Exercise goal: The data below should be printed in full, exactly, and without any of its images.

Given data:
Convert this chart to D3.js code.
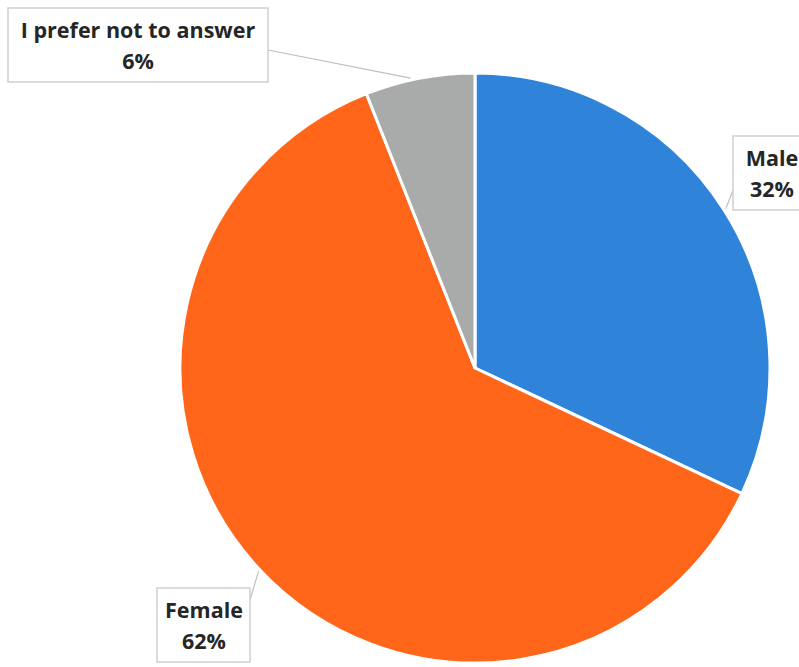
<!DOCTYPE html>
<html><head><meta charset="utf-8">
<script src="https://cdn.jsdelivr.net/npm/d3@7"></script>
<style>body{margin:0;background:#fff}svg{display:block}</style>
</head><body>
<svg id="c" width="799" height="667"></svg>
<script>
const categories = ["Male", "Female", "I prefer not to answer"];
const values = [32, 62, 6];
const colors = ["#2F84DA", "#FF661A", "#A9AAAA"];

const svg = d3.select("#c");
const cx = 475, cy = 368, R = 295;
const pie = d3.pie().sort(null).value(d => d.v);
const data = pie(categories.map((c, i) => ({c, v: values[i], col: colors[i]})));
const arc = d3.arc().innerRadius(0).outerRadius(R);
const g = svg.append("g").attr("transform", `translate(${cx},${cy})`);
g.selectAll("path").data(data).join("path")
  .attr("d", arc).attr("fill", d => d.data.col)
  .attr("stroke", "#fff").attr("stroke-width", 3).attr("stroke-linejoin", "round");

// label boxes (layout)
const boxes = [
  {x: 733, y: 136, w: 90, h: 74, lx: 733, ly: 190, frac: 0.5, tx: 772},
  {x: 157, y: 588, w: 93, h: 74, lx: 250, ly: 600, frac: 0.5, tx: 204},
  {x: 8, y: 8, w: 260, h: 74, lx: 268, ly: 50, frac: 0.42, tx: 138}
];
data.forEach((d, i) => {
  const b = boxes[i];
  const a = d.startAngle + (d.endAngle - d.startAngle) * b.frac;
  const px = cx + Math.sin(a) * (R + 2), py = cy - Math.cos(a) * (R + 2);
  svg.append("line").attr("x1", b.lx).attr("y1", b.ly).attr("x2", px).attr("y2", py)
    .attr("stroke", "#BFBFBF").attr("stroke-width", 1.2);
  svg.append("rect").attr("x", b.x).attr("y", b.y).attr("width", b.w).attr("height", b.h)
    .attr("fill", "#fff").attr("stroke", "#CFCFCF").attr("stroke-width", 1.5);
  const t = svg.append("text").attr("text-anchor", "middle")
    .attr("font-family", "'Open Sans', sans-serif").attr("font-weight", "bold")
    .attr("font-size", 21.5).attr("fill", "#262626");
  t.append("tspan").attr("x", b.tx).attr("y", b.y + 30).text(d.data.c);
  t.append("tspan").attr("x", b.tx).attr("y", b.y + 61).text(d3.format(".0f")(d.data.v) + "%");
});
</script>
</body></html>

Exercise result:
Convert this chart to D3.js code.
<!DOCTYPE html>
<html><head><meta charset="utf-8">
<script src="https://cdn.jsdelivr.net/npm/d3@7"></script>
<style>body{margin:0;background:#fff}svg{display:block}</style>
</head><body>
<svg id="c" width="799" height="667"></svg>
<script>
const categories = ["Male", "Female", "I prefer not to answer"];
const values = [32, 62, 6];
const colors = ["#2F84DA", "#FF661A", "#A9AAAA"];

const svg = d3.select("#c");
const cx = 475, cy = 368, R = 295;
const pie = d3.pie().sort(null).value(d => d.v);
const data = pie(categories.map((c, i) => ({c, v: values[i], col: colors[i]})));
const arc = d3.arc().innerRadius(0).outerRadius(R);
const g = svg.append("g").attr("transform", `translate(${cx},${cy})`);
g.selectAll("path").data(data).join("path")
  .attr("d", arc).attr("fill", d => d.data.col)
  .attr("stroke", "#fff").attr("stroke-width", 3).attr("stroke-linejoin", "round");

// label boxes (layout)
const boxes = [
  {x: 733, y: 136, w: 90, h: 74, lx: 733, ly: 190, frac: 0.5, tx: 772},
  {x: 157, y: 588, w: 93, h: 74, lx: 250, ly: 600, frac: 0.5, tx: 204},
  {x: 8, y: 8, w: 260, h: 74, lx: 268, ly: 50, frac: 0.42, tx: 138}
];
data.forEach((d, i) => {
  const b = boxes[i];
  const a = d.startAngle + (d.endAngle - d.startAngle) * b.frac;
  const px = cx + Math.sin(a) * (R + 2), py = cy - Math.cos(a) * (R + 2);
  svg.append("line").attr("x1", b.lx).attr("y1", b.ly).attr("x2", px).attr("y2", py)
    .attr("stroke", "#BFBFBF").attr("stroke-width", 1.2);
  svg.append("rect").attr("x", b.x).attr("y", b.y).attr("width", b.w).attr("height", b.h)
    .attr("fill", "#fff").attr("stroke", "#CFCFCF").attr("stroke-width", 1.5);
  const t = svg.append("text").attr("text-anchor", "middle")
    .attr("font-family", "'Open Sans', sans-serif").attr("font-weight", "bold")
    .attr("font-size", 21.5).attr("fill", "#262626");
  t.append("tspan").attr("x", b.tx).attr("y", b.y + 30).text(d.data.c);
  t.append("tspan").attr("x", b.tx).attr("y", b.y + 61).text(d3.format(".0f")(d.data.v) + "%");
});
</script>
</body></html>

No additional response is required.